Run UMAP and attach result to metadata
make_and_annotate_umap.RdRun UMAP and attach result to metadata
Usage
make_and_annotate_umap(
df,
metadata,
umap_out,
truth_column = "lymphgen",
core_features = NULL,
core_feature_multiplier = 1.5,
hidden_features = NULL,
n_neighbors = 55,
min_dist = 0,
metric = "cosine",
n_epochs = 1500,
init = "spca",
ret_model = TRUE,
na_vals = "drop",
join_column = "sample_id",
seed = 12345,
target_column,
target_metric = "euclidean",
target_weight = 0.5,
calc_dispersion = FALSE,
algorithm = "tumap",
individually = TRUE,
make_plot = FALSE
)Arguments
- df
Feature matrix with one row per sample and one column per mutation
- metadata
Metadata data frame with one row per sample and a column sample_id that matches the row names of df. This data frame will be joined to the UMAP output.
- umap_out
Optional UMAP output from a previous run.

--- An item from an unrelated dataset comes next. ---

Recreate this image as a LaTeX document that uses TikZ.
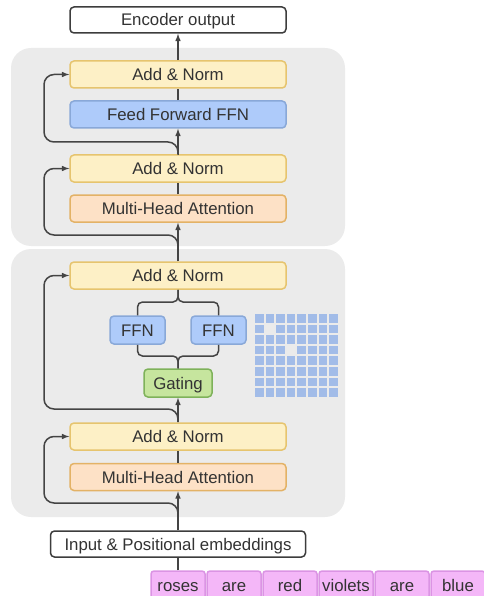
\documentclass[tikz,border=0pt]{standalone}
\usepackage{fontspec}
\setmainfont{Liberation Sans}
\usepackage{tikz}
\usetikzlibrary{arrows}
\definecolor{ink}{HTML}{444444}
\definecolor{textink}{HTML}{333333}
\definecolor{panelfill}{HTML}{EBEBEB}
\definecolor{anfill}{HTML}{FDF0C6}
\definecolor{anline}{HTML}{E6C46E}
\definecolor{ffnfill}{HTML}{AECBFA}
\definecolor{ffnline}{HTML}{89A8D8}
\definecolor{mhafill}{HTML}{FDE1C6}
\definecolor{mhaline}{HTML}{E3B266}
\definecolor{gatefill}{HTML}{C6E59E}
\definecolor{gateline}{HTML}{7EB25A}
\definecolor{wordfill}{HTML}{F4B7F8}
\definecolor{wordline}{HTML}{DB94E4}
\definecolor{cellfill}{HTML}{A2BCE8}
\tikzstyle{panel}=[fill=panelfill, rounded corners=20pt]
\tikzstyle{box}=[draw, rounded corners=4pt, line width=1.5pt, minimum width=216pt, minimum height=27pt, inner sep=0pt, text height=12pt, text depth=0pt, text=textink]
\tikzstyle{io}=[box, draw=ink!90!black, fill=white, minimum height=26pt]
\tikzstyle{addnorm}=[box, fill=anfill, draw=anline]
\tikzstyle{mha}=[box, fill=mhafill, draw=mhaline]
\tikzstyle{ffn}=[box, fill=ffnfill, draw=ffnline]
\tikzstyle{smallffn}=[ffn, minimum width=55pt, minimum height=28pt]
\tikzstyle{gate}=[box, fill=gatefill, draw=gateline, minimum width=68pt, minimum height=28pt]
\tikzstyle{word}=[box, fill=wordfill, draw=wordline, minimum width=54pt, minimum height=28pt, rounded corners=3pt]
\tikzstyle{edge}=[-latex, line width=1.5pt, draw=ink]
\tikzstyle{pipe}=[-, line width=1.5pt, draw=ink, rounded corners=5pt]
\tikzstyle{skip}=[edge, rounded corners=10pt]
\tikzstyle{cell}=[fill=cellfill]

\begin{document}
\begin{tikzpicture}[x=1pt, y=-1pt, font=\fontsize{16.8}{20}\selectfont]
\useasboundingbox (0,0) rectangle (483,596);

%The two encoder layers
\fill[panel] (11,48) rectangle (345,246);
\fill[panel] (11,249) rectangle (345,517);

\node[io] (out) at (178,20) {Encoder output};
\node[addnorm] (an1) at (178,74.5) {Add \& Norm};
\node[ffn] (ffn) at (178,114.5) {Feed Forward FFN};
\node[addnorm] (an2) at (178,168.5) {Add \& Norm};
\node[mha] (mha1) at (178,208.5) {Multi-Head Attention};

\node[addnorm] (an3) at (178,275.5) {Add \& Norm};
\node[smallffn] (ffnL) at (137.5,330) {FFN};
\node[smallffn] (ffnR) at (218.5,330) {FFN};
\node[gate] (gate) at (178,383) {Gating};
\node[addnorm] (an4) at (178,436.5) {Add \& Norm};
\node[mha] (mha2) at (178,477) {Multi-Head Attention};

\node[io, minimum width=255pt] (inp) at (178,544) {Input \& Positional embeddings};

%The input tokens
\foreach \w [count=\i] in {roses,are,red,violets,are,blue}
  \node[word] (w\i) at (122+56*\i,585) {\w};

%The main path
\draw[pipe] (w1.north) -- (inp.south);
\draw[edge] (inp.north) -- (mha2.south);
\draw[pipe] (mha2.north) -- (an4.south);
\draw[edge] (an4.north) -- (gate.south);
\draw[pipe] (ffnL.south) |- (178,356) -- (gate.north);
\draw[pipe] (ffnR.south) |- (178,356) -- (gate.north);
\draw[pipe] (ffnL.north) |- (178,302) -- (an3.south);
\draw[pipe] (ffnR.north) |- (178,302) -- (an3.south);
\draw[edge] (an3.north) -- (mha1.south);
\draw[pipe] (mha1.north) -- (an2.south);
\draw[edge] (an2.north) -- (ffn.south);
\draw[pipe] (ffn.north) -- (an1.south);
\draw[edge] (an1.north) -- (out.south);

%The residual connections
\coordinate (s4) at (178,516);
\coordinate (s3) at (178,422);
\coordinate (s2) at (178,249);
\coordinate (s1) at (178,155);
\draw[skip] (s4) |- (44,503) |- (an4.west);
\draw[skip] (s3) |- (44,409) |- (an3.west);
\draw[skip] (s2) |- (44,235) |- (an2.west);
\draw[skip] (s1) |- (44,142) |- (an1.west);

%The grid of experts
\foreach \r in {0,...,7}
  \foreach \c in {0,...,7} {
    \ifnum\r\c=11 \else\ifnum\r\c=33 \else
      \fill[cell] (255+10.6*\c,314+10.6*\r) rectangle +(8.5,8.5);
    \fi\fi
  }
\end{tikzpicture}
\end{document}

If provided, the function will use this model to project the data instead of re-running UMAP. This is useful for reproducibility and for using the same UMAP model on different datasets.
- n_neighbors
Passed to UMAP2. The number of neighbors to consider when calculating the UMAP embedding.
- min_dist
Passed to UMAP2. The minimum distance between points in the UMAP embedding.
- metric
Passed to UMAP2. The distance metric to use for calculating distances between points.
- n_epochs
Passed to UMAP2. The number of epochs to run the UMAP algorithm.
- init
Passed to UMAP2. The initialization method for the UMAP algorithm.
- ret_model
additional argument
- na_vals
How to deal with NA values. Two options are "drop", which will remove all columns containing at least one NA or "to_zero", which sets all NA to zero and leaves the column intact.
- join_column
The column name in the metadata data frame that contains the sample IDs (default sample_id).
- seed
Passed to UMAP2. The random seed for reproducibility.
Examples
if (FALSE) { # \dontrun{
#library(GAMBLR.predict)
# Load your mutation status data frame and
# ensure sample_id is moved to row names
all_full_status = readr::read_tsv(system.file("extdata/all_full_status.tsv",
package = "GAMBLR.predict")) %>%
tibble::column_to_rownames("sample_id")
# Load sample metadata for training/labeling
dlbcl_meta = readr::read_tsv(
system.file("extdata/dlbcl_meta_with_dlbclass.tsv",
package = "GAMBLR.predict")
)
my_umap <- make_and_annotate_umap(
df=all_full_status,
metadata=dlbcl_meta
)
# Usually you'll immediately want to visualize it
# make_umap_scatterplot(my_umap$df)
} # }